## REQUIRED WORK
Print every entry, word for word, and skip the images.

== == ==

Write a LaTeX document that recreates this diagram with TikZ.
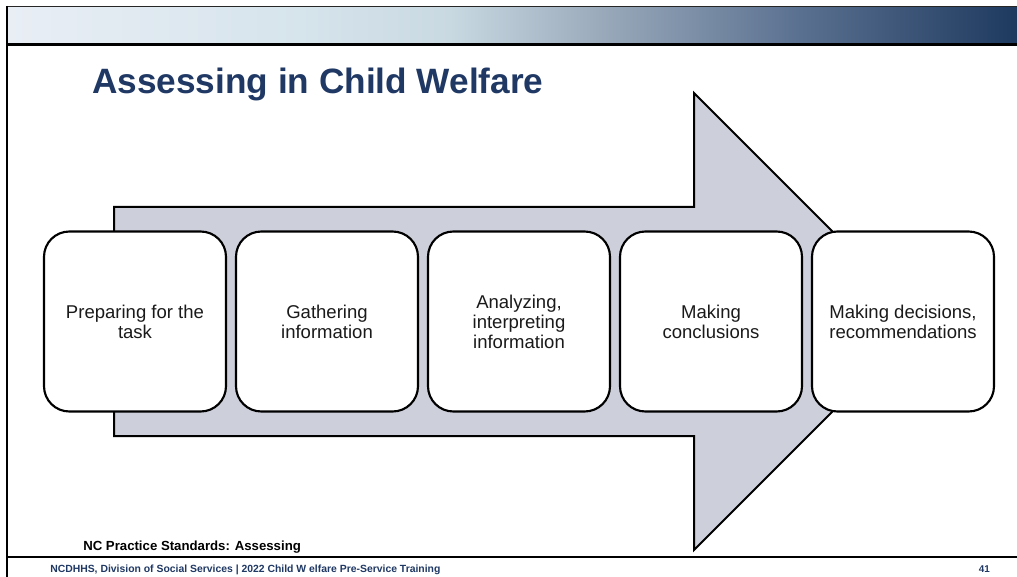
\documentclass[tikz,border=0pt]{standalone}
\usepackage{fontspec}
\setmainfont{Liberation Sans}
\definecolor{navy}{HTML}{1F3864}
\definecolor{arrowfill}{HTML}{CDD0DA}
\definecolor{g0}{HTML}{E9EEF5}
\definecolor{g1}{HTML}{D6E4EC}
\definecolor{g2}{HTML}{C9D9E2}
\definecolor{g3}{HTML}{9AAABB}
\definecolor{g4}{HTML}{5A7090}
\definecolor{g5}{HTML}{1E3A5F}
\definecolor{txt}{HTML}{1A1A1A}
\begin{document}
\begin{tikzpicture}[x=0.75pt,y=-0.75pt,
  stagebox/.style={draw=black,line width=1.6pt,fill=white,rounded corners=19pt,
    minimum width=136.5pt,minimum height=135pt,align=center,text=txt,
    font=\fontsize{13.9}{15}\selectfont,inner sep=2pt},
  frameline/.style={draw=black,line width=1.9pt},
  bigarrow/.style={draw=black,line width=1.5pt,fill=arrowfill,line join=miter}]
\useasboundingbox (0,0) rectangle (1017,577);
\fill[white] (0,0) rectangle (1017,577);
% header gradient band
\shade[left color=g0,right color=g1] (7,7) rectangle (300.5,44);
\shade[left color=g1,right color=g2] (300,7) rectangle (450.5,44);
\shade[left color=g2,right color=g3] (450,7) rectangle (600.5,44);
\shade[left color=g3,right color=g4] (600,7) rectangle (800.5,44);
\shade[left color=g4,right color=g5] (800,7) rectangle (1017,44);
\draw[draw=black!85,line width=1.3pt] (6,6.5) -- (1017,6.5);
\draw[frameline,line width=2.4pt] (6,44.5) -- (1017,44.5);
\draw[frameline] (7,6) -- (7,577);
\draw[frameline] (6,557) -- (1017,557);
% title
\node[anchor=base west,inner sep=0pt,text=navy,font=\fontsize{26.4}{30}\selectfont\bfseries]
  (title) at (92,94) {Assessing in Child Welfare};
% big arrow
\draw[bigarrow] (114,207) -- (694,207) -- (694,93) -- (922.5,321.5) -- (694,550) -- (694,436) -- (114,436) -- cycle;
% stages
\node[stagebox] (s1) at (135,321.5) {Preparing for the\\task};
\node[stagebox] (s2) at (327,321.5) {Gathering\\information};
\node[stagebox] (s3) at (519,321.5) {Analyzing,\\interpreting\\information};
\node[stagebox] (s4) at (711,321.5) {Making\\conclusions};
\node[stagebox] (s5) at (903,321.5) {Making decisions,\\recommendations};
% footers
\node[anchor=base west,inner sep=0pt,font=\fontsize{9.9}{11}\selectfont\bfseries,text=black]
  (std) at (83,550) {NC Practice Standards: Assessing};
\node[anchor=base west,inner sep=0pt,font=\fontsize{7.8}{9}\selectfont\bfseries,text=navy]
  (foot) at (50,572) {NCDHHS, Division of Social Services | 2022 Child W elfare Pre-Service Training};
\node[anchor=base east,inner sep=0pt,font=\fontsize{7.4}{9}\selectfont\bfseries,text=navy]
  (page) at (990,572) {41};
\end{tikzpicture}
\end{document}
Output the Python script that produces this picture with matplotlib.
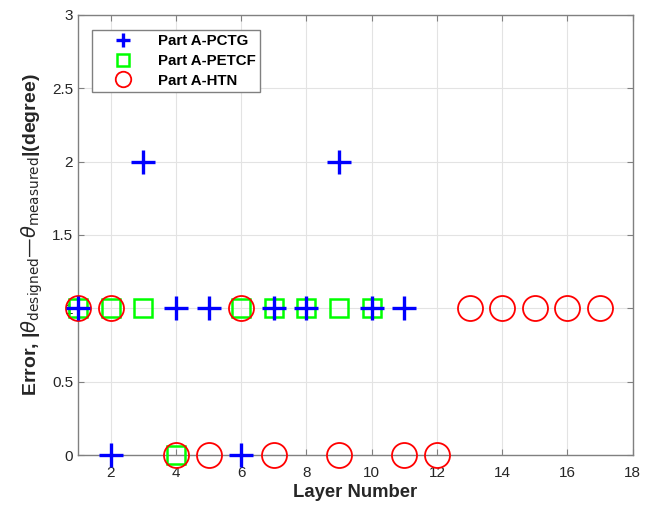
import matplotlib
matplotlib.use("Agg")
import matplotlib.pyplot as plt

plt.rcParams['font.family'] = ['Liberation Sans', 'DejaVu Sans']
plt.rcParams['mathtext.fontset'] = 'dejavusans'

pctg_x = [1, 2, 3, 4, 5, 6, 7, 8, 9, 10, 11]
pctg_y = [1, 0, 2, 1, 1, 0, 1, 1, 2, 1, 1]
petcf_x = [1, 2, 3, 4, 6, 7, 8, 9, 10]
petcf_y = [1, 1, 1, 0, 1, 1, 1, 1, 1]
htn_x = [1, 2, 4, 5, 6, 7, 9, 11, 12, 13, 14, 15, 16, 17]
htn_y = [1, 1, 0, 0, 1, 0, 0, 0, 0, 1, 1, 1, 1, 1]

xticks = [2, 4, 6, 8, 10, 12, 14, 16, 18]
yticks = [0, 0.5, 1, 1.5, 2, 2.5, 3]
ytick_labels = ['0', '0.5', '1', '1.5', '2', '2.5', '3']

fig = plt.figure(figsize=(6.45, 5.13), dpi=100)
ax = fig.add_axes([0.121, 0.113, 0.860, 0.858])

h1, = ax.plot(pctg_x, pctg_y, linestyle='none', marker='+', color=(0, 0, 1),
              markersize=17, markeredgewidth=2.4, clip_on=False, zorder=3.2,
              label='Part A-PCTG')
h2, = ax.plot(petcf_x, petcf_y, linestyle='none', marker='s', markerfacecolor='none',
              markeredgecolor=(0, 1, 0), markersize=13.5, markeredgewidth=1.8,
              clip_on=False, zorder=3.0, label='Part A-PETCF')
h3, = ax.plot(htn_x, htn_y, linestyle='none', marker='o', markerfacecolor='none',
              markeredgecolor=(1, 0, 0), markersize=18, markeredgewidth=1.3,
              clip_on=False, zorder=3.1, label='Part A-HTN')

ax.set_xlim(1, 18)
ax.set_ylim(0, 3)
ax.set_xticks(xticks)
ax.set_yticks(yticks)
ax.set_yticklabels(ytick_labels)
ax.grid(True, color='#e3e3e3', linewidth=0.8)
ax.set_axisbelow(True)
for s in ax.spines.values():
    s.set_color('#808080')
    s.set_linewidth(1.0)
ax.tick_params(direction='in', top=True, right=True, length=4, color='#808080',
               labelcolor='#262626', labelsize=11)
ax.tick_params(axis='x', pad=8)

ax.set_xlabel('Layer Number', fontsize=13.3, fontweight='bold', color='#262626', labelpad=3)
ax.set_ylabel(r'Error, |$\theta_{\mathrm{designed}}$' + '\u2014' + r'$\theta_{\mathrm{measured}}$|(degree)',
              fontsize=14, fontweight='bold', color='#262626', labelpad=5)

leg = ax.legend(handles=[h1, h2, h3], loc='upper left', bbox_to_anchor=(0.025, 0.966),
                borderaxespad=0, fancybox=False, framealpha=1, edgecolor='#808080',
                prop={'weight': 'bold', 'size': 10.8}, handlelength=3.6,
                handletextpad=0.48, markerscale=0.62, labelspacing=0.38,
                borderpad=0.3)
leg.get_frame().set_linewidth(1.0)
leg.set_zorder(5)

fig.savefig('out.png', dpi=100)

== == ==

## COMPLETE OUTPUT
Write a LaTeX document that recreates this diagram with TikZ.
\documentclass[tikz,border=0pt]{standalone}
\usepackage{fontspec}
\setmainfont{Liberation Sans}
\definecolor{navy}{HTML}{1F3864}
\definecolor{arrowfill}{HTML}{CDD0DA}
\definecolor{g0}{HTML}{E9EEF5}
\definecolor{g1}{HTML}{D6E4EC}
\definecolor{g2}{HTML}{C9D9E2}
\definecolor{g3}{HTML}{9AAABB}
\definecolor{g4}{HTML}{5A7090}
\definecolor{g5}{HTML}{1E3A5F}
\definecolor{txt}{HTML}{1A1A1A}
\begin{document}
\begin{tikzpicture}[x=0.75pt,y=-0.75pt,
  stagebox/.style={draw=black,line width=1.6pt,fill=white,rounded corners=19pt,
    minimum width=136.5pt,minimum height=135pt,align=center,text=txt,
    font=\fontsize{13.9}{15}\selectfont,inner sep=2pt},
  frameline/.style={draw=black,line width=1.9pt},
  bigarrow/.style={draw=black,line width=1.5pt,fill=arrowfill,line join=miter}]
\useasboundingbox (0,0) rectangle (1017,577);
\fill[white] (0,0) rectangle (1017,577);
% header gradient band
\shade[left color=g0,right color=g1] (7,7) rectangle (300.5,44);
\shade[left color=g1,right color=g2] (300,7) rectangle (450.5,44);
\shade[left color=g2,right color=g3] (450,7) rectangle (600.5,44);
\shade[left color=g3,right color=g4] (600,7) rectangle (800.5,44);
\shade[left color=g4,right color=g5] (800,7) rectangle (1017,44);
\draw[draw=black!85,line width=1.3pt] (6,6.5) -- (1017,6.5);
\draw[frameline,line width=2.4pt] (6,44.5) -- (1017,44.5);
\draw[frameline] (7,6) -- (7,577);
\draw[frameline] (6,557) -- (1017,557);
% title
\node[anchor=base west,inner sep=0pt,text=navy,font=\fontsize{26.4}{30}\selectfont\bfseries]
  (title) at (92,94) {Assessing in Child Welfare};
% big arrow
\draw[bigarrow] (114,207) -- (694,207) -- (694,93) -- (922.5,321.5) -- (694,550) -- (694,436) -- (114,436) -- cycle;
% stages
\node[stagebox] (s1) at (135,321.5) {Preparing for the\\task};
\node[stagebox] (s2) at (327,321.5) {Gathering\\information};
\node[stagebox] (s3) at (519,321.5) {Analyzing,\\interpreting\\information};
\node[stagebox] (s4) at (711,321.5) {Making\\conclusions};
\node[stagebox] (s5) at (903,321.5) {Making decisions,\\recommendations};
% footers
\node[anchor=base west,inner sep=0pt,font=\fontsize{9.9}{11}\selectfont\bfseries,text=black]
  (std) at (83,550) {NC Practice Standards: Assessing};
\node[anchor=base west,inner sep=0pt,font=\fontsize{7.8}{9}\selectfont\bfseries,text=navy]
  (foot) at (50,572) {NCDHHS, Division of Social Services | 2022 Child W elfare Pre-Service Training};
\node[anchor=base east,inner sep=0pt,font=\fontsize{7.4}{9}\selectfont\bfseries,text=navy]
  (page) at (990,572) {41};
\end{tikzpicture}
\end{document}
Output the Python script that produces this picture with matplotlib.
import matplotlib
matplotlib.use("Agg")
import matplotlib.pyplot as plt

plt.rcParams['font.family'] = ['Liberation Sans', 'DejaVu Sans']
plt.rcParams['mathtext.fontset'] = 'dejavusans'

pctg_x = [1, 2, 3, 4, 5, 6, 7, 8, 9, 10, 11]
pctg_y = [1, 0, 2, 1, 1, 0, 1, 1, 2, 1, 1]
petcf_x = [1, 2, 3, 4, 6, 7, 8, 9, 10]
petcf_y = [1, 1, 1, 0, 1, 1, 1, 1, 1]
htn_x = [1, 2, 4, 5, 6, 7, 9, 11, 12, 13, 14, 15, 16, 17]
htn_y = [1, 1, 0, 0, 1, 0, 0, 0, 0, 1, 1, 1, 1, 1]

xticks = [2, 4, 6, 8, 10, 12, 14, 16, 18]
yticks = [0, 0.5, 1, 1.5, 2, 2.5, 3]
ytick_labels = ['0', '0.5', '1', '1.5', '2', '2.5', '3']

fig = plt.figure(figsize=(6.45, 5.13), dpi=100)
ax = fig.add_axes([0.121, 0.113, 0.860, 0.858])

h1, = ax.plot(pctg_x, pctg_y, linestyle='none', marker='+', color=(0, 0, 1),
              markersize=17, markeredgewidth=2.4, clip_on=False, zorder=3.2,
              label='Part A-PCTG')
h2, = ax.plot(petcf_x, petcf_y, linestyle='none', marker='s', markerfacecolor='none',
              markeredgecolor=(0, 1, 0), markersize=13.5, markeredgewidth=1.8,
              clip_on=False, zorder=3.0, label='Part A-PETCF')
h3, = ax.plot(htn_x, htn_y, linestyle='none', marker='o', markerfacecolor='none',
              markeredgecolor=(1, 0, 0), markersize=18, markeredgewidth=1.3,
              clip_on=False, zorder=3.1, label='Part A-HTN')

ax.set_xlim(1, 18)
ax.set_ylim(0, 3)
ax.set_xticks(xticks)
ax.set_yticks(yticks)
ax.set_yticklabels(ytick_labels)
ax.grid(True, color='#e3e3e3', linewidth=0.8)
ax.set_axisbelow(True)
for s in ax.spines.values():
    s.set_color('#808080')
    s.set_linewidth(1.0)
ax.tick_params(direction='in', top=True, right=True, length=4, color='#808080',
               labelcolor='#262626', labelsize=11)
ax.tick_params(axis='x', pad=8)

ax.set_xlabel('Layer Number', fontsize=13.3, fontweight='bold', color='#262626', labelpad=3)
ax.set_ylabel(r'Error, |$\theta_{\mathrm{designed}}$' + '\u2014' + r'$\theta_{\mathrm{measured}}$|(degree)',
              fontsize=14, fontweight='bold', color='#262626', labelpad=5)

leg = ax.legend(handles=[h1, h2, h3], loc='upper left', bbox_to_anchor=(0.025, 0.966),
                borderaxespad=0, fancybox=False, framealpha=1, edgecolor='#808080',
                prop={'weight': 'bold', 'size': 10.8}, handlelength=3.6,
                handletextpad=0.48, markerscale=0.62, labelspacing=0.38,
                borderpad=0.3)
leg.get_frame().set_linewidth(1.0)
leg.set_zorder(5)

fig.savefig('out.png', dpi=100)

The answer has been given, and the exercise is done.